Thanks very much, that was very well written.

> I am not sure why you are quoting the phrase "Abandoning ECC" in the subject line of your email as it appears in neither the Matt Green blog post or the Koblitz paper

I didn’t mean it as a direct quote, but rather I quoted it to … quote the idea, the concept. To indicate, in other words, that I was not personally advocating that such a thing be done.

Cheers,
Greg

> On Oct 22, 2015, at 9:06 PM, Tony Arcieri <bascule@gmail.com> wrote:
> 
> Hi Greg,
> 
> I think some context and basic fact-checking is in order.
> 
> I read the Koblitz paper[1] before Matt Green blogged about it and have been discussing it with several people found it rather interesting, however much of what it describes is about the early history of ECC (particularly in the 1990s) and the "verifiably random" process used by NIST for generating their curves. I'd say Brainpool used a similar process, but it turns out if you actually tried to verify their curves they screwed up[2].
> 
> I am not sure why you are quoting the phrase "Abandoning ECC" in the subject line of your email as it appears in neither the Matt Green blog post or the Koblitz paper, and if you actually read the Koblitz paper, hypothetical claims we should "abandon ECC altogether" (actually in the paper) are countered by phrasing like "This scenario is highly implausible for several reasons" and claims that it is "preferable to use other curves (either the Edwards curves recommended by Bernstein-Lange [5, 6], or the curves being promoted by the Microsoft group [10], or perhaps some others)" which is exactly what the CFRG is doing. The "rigid" curve generation guidelines described in draft-irtf-cfrg-curves were the subject of a painful, rather long bikeshedding debate, however I think the result is a foundation for trust in next-generation ECC standards which are not susceptible to the sorts of attacks discussed in the Koblitz paper, and in fact the paper specifically calls out curves generated in this fashion as being such.
> 
> The larger concern cited by both the Koblitz paper and Matt Green's blog post is that the NSA feels it is urgent to move to post-quantum cryptography.
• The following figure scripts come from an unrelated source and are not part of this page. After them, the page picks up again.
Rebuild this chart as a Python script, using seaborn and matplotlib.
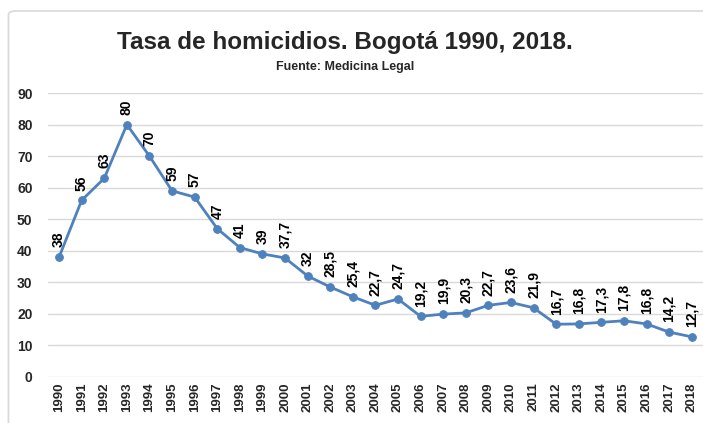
import matplotlib
matplotlib.use("Agg")
import matplotlib.pyplot as plt
from matplotlib.patches import FancyBboxPatch
import seaborn as sns
import pandas as pd

years = list(range(1990, 2019))
rates = [38, 56, 63, 80, 70, 59, 57, 47, 41, 39, 37.7, 32, 28.5, 25.4, 22.7, 24.7,
         19.2, 19.9, 20.3, 22.7, 23.6, 21.9, 16.7, 16.8, 17.3, 17.8, 16.8, 14.2, 12.7]
labels = ["38", "56", "63", "80", "70", "59", "57", "47", "41", "39", "37,7", "32",
          "28,5", "25,4", "22,7", "24,7", "19,2", "19,9", "20,3", "22,7", "23,6", "21,9",
          "16,7", "16,8", "17,3", "17,8", "16,8", "14,2", "12,7"]

df = pd.DataFrame({"year": years, "rate": rates})

sns.set_style("white")
plt.rcParams['font.family'] = ['Liberation Sans', 'DejaVu Sans']

fig = plt.figure(figsize=(7.03, 4.23), dpi=100)
ax = fig.add_axes([0.068, 0.109, 0.932, 0.671])

# outer chart border
border = FancyBboxPatch((0.012, -0.05), 1.05, 1.024, boxstyle="round,pad=0,rounding_size=0.01",
                        transform=fig.transFigure, facecolor='none', edgecolor='#d9d9d9',
                        linewidth=1.2, zorder=0)
fig.patches.append(border)

line_color = '#4F81BD'
sns.lineplot(data=df, x="year", y="rate", ax=ax, color=line_color, linewidth=2,
             marker='o', markersize=5.5, markeredgecolor=line_color)

for x, y, lab in zip(years, rates, labels):
    ax.annotate(lab, (x, y), xytext=(0, 7), textcoords='offset points',
                rotation=90, ha='center', va='bottom', fontsize=10, fontweight='bold',
                color='black')

ax.set_xlim(1989.5, 2018.5)
ax.set_ylim(0, 90)
ax.set_yticks(range(0, 91, 10))
ax.set_xticks(years)
ax.set_xticklabels([str(y) for y in years], rotation=90, fontsize=9.5, fontweight='bold')
ax.tick_params(axis='y', labelsize=10, length=0, pad=11)
ax.tick_params(axis='x', length=0, pad=4)
for lab in ax.get_yticklabels():
    lab.set_fontweight('bold')
ax.yaxis.grid(True, color='#d9d9d9', linewidth=1)
ax.xaxis.grid(False)
for s in ax.spines.values():
    s.set_visible(False)
ax.set_xlabel("")
ax.set_ylabel("")

fig.text(0.491, 0.9, "Tasa de homicidios. Bogotá 1990, 2018.", ha='center', va='center',
         fontsize=17.5, fontweight='bold')
fig.text(0.491, 0.842, "Fuente: Medicina Legal", ha='center', va='center',
         fontsize=9, fontweight='bold')

fig.savefig("out.png", dpi=100)
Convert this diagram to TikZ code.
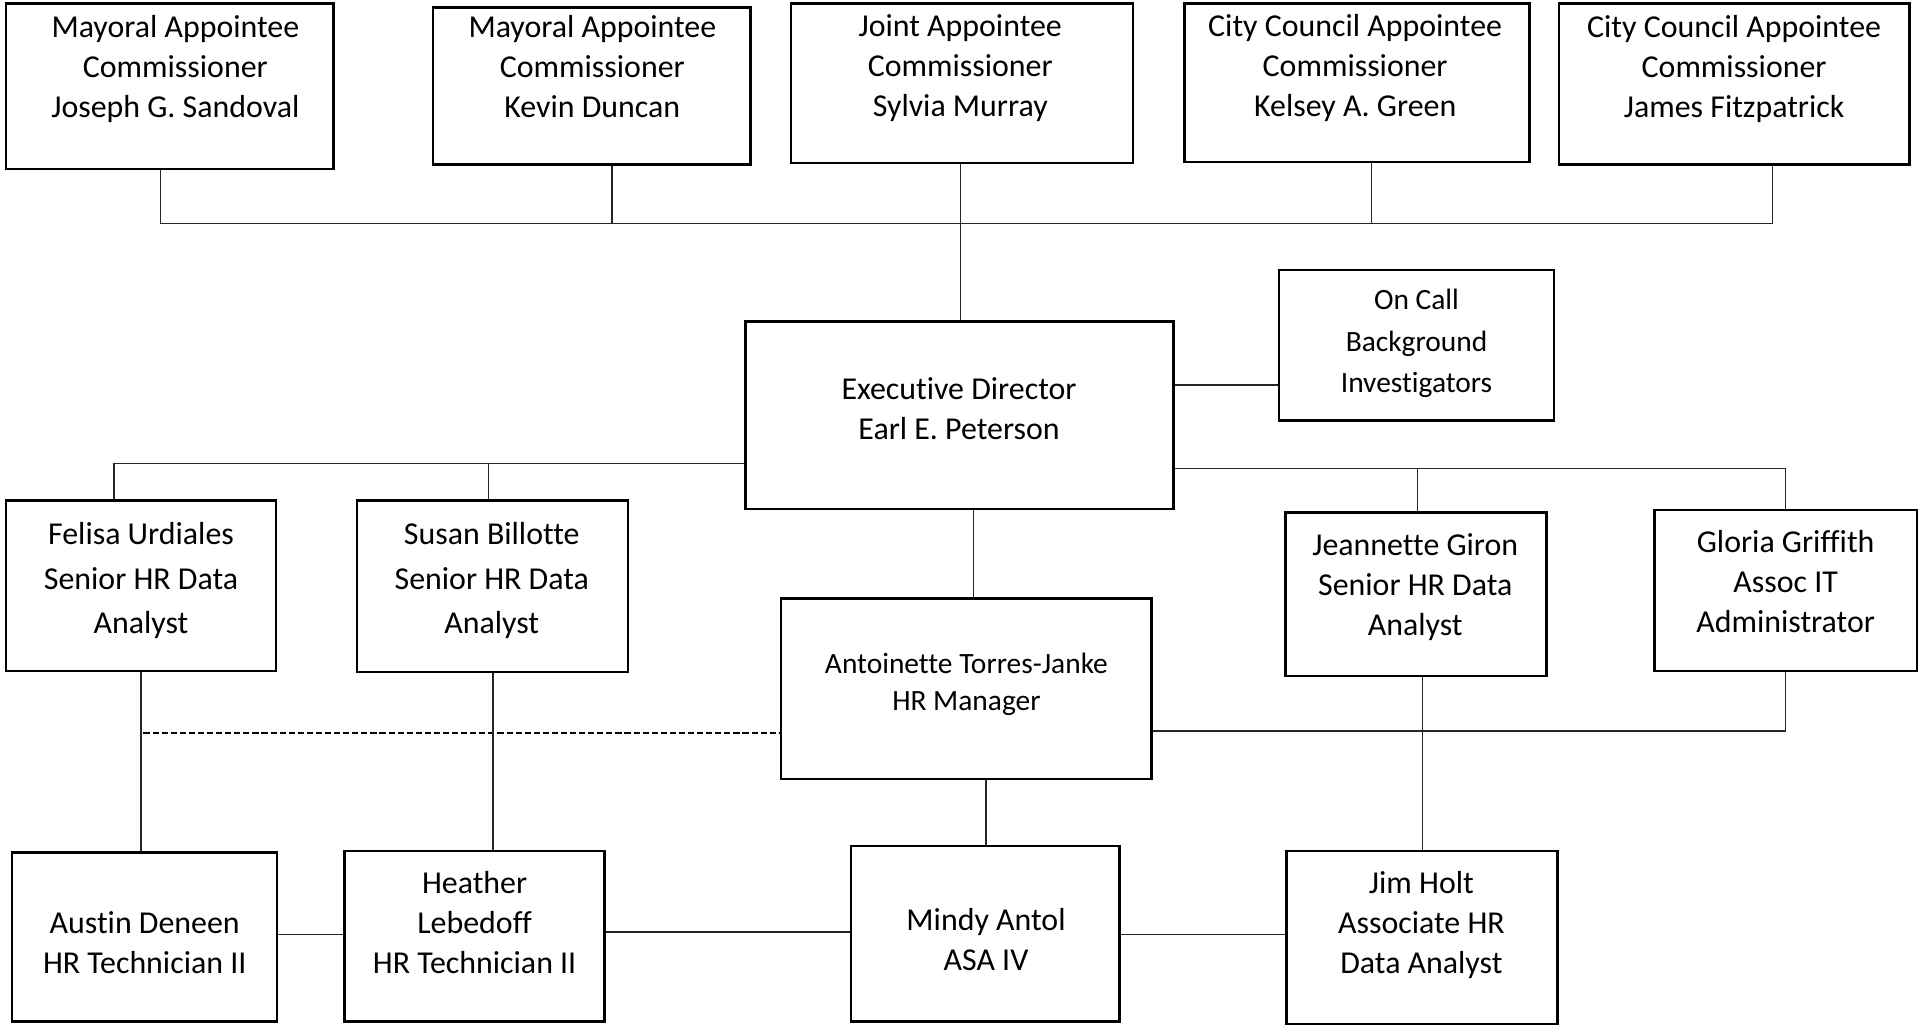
\documentclass[tikz,border=0pt]{standalone}
\usepackage{fontspec}
\setmainfont[Ligatures=NoCommon]{Carlito}
\usetikzlibrary{fit}
\begin{document}
\begin{tikzpicture}[x=0.5pt,y=-0.5pt,
  box/.style={draw=black, line width=1pt, inner sep=0pt, fill=none},
  txt/.style={align=center, inner sep=0pt, font=\fontsize{13}{16.25}\selectfont},
  txtw/.style={align=center, inner sep=0pt, font=\fontsize{13}{18.25}\selectfont},
  txts/.style={align=center, inner sep=0pt, font=\fontsize{12}{15}\selectfont},
  txto/.style={align=center, inner sep=0pt, font=\fontsize{12}{17}\selectfont},
  conn/.style={draw=black!85, line width=0.5pt},
  dashconn/.style={draw=black, line width=0.8pt, dash pattern=on 2.5pt off 1.2pt}]
\useasboundingbox[fill=white] (0,0) rectangle (1568,835);

% top row
\node[box, fit={(5,3) (272,138)}] (b1) {};
\node[box, fit={(353,6) (612,134)}] (b2) {};
\node[box, fit={(645,3) (924,133)}] (b3) {};
\node[box, fit={(966,3) (1247,132)}] (b4) {};
\node[box, fit={(1271,3) (1557,134)}] (b5) {};
\node[txt] (b1t) at (143,56.5) {Mayoral Appointee\\Commissioner\\Joseph G. Sandoval};
\node[txt] (b2t) at (483,54.5) {Mayoral Appointee\\Commissioner\\Kevin Duncan};
\node[txt] (b3t) at (783,55.5) {Joint Appointee\\Commissioner\\Sylvia Murray};
\node[txt] (b4t) at (1105,55.5) {City Council Appointee\\Commissioner\\Kelsey A. Green};
\node[txt] (b5t) at (1414,56.5) {City Council Appointee\\Commissioner\\James Fitzpatrick};

% executive
\node[box, fit={(608,262) (957,415)}] (ex) {};
\node[txt] (ext) at (782,333) {Executive Director\\Earl E. Peterson};
\node[box, fit={(1043,220) (1267,343)}] (on) {};
\node[txto] (ont) at (1155,280) {On Call\\Background\\Investigators};

% second row
\node[box, fit={(5,408) (225,547)}] (fe) {};
\node[txtw] (fet) at (115,473.5) {Felisa Urdiales\\Senior HR Data\\Analyst};
\node[box, fit={(291,408) (512,548)}] (su) {};
\node[txtw] (sut) at (401,473.5) {Susan Billotte\\Senior HR Data\\Analyst};
\node[box, fit={(1048,418) (1261,551)}] (je) {};
\node[txt] (jet) at (1154,478.5) {Jeannette Giron\\Senior HR Data\\Analyst};
\node[box, fit={(1349,416) (1563,547)}] (gl) {};
\node[txt] (glt) at (1456,474) {Gloria Griffith\\Assoc IT\\Administrator};

% manager
\node[box, fit={(637,488) (939,635)}] (an) {};
\node[txts] (ant) at (788,558) {Antoinette Torres-Janke\\HR Manager};

% bottom row
\node[box, fit={(10,695) (226,833)}] (au) {};
\node[txt] (aut) at (118,768.5) {Austin Deneen\\HR Technician II};
\node[box, fit={(281,694) (493,833)}] (he) {};
\node[txt] (het) at (387,752) {Heather\\Lebedoff\\HR Technician II};
\node[box, fit={(694,690) (913,833)}] (mi) {};
\node[txt] (mit) at (804,766) {Mindy Antol\\ASA IV};
\node[box, fit={(1049,694) (1270,835)}] (jim) {};
\node[txt] (jimt) at (1159,754) {Jim Holt\\Associate HR\\Data Analyst};

% junction coordinates
\coordinate (h1) at (131,182);
\coordinate (h2) at (499,182);
\coordinate (h3) at (783,182);
\coordinate (h4) at (1118,182);
\coordinate (h5) at (1445,182);
\coordinate (oc) at (1000,314);
\coordinate (l1) at (93,378);
\coordinate (l2) at (398,378);
\coordinate (r1) at (1156,382);
\coordinate (r2) at (1456,382);
\coordinate (d1) at (794,450);
\coordinate (m1) at (1456,596);
\coordinate (j1) at (1160,620);
\coordinate (dd) at (117,598);
\coordinate (f1) at (115,620);
\coordinate (s1) at (402,620);
\coordinate (a1) at (804,660);
\coordinate (e1) at (250,762);
\coordinate (e2) at (600,760);
\coordinate (e3) at (980,762);

% top connectors
\draw[conn] (h1 |- b1.south) -- (h1) -- (h5) -- (h5 |- b5.south);
\draw[conn] (h2 |- b2.south) -- (h2);
\draw[conn] (h4 |- b4.south) -- (h4);
\draw[conn] (h3 |- b3.south) -- (h3 |- ex.north);

% exec connectors
\draw[conn] (oc -| ex.east) -- (oc -| on.west);
\draw[conn] (l1 -| ex.west) -- (l1) -- (l1 |- fe.north);
\draw[conn] (l2) -- (l2 |- su.north);
\draw[conn] (r1 -| ex.east) -- (r2) -- (r2 |- gl.north);
\draw[conn] (r1) -- (r1 |- je.north);
\draw[conn] (d1 |- ex.south) -- (d1 |- an.north);

% manager connectors
\draw[conn] (m1 -| an.east) -- (m1) -- (m1 |- gl.south);
\draw[conn] (j1 |- je.south) -- (j1 |- jim.north);
\draw[dashconn] (dd) -- (dd -| an.west);
\draw[conn] (f1 |- fe.south) -- (f1 |- au.north);
\draw[conn] (s1 |- su.south) -- (s1 |- he.north);
\draw[conn] (a1 |- an.south) -- (a1 |- mi.north);

% bottom connectors
\draw[conn] (e1 -| au.east) -- (e1 -| he.west);
\draw[conn] (e2 -| he.east) -- (e2 -| mi.west);
\draw[conn] (e3 -| mi.east) -- (e3 -| jim.west);
\end{tikzpicture}
\end{document}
I'll quote Matt Green:
> 
> "despite the fact that quantum computers seem to be a long ways off and reasonable quantum-resistant replacement algorithms are nowhere to be seen, NSA decided to make this announcement publicly and not quietly behind the scenes. Weirder still, if you haven’t yet upgraded to Suite B, you are now being urged not to. In practice, that means some firms will stay with algorithms like RSA rather than transitioning to ECC at all. And RSA is also vulnerable to quantum attacks."
> 
> This is a legitimate concern, and perhaps ECC is not long for this world, but if the threat is large quantum computers which can break the ECC algorithms we use today, RSA and all other "pre-quantum" algorithms will be affected too. And per Matt Green: the post-quantum algorithms are not only slow but we are still not certain of their security properties.
> 
> If anything, I hope the takeaway for the CFRG is after the current ECC standardization work is done, perhaps it would be prudent to move onto evaluating post-quantum algorithms and standardizing them for use in e.g. TLS. I suspect this is probably already on the chairs' roadmap.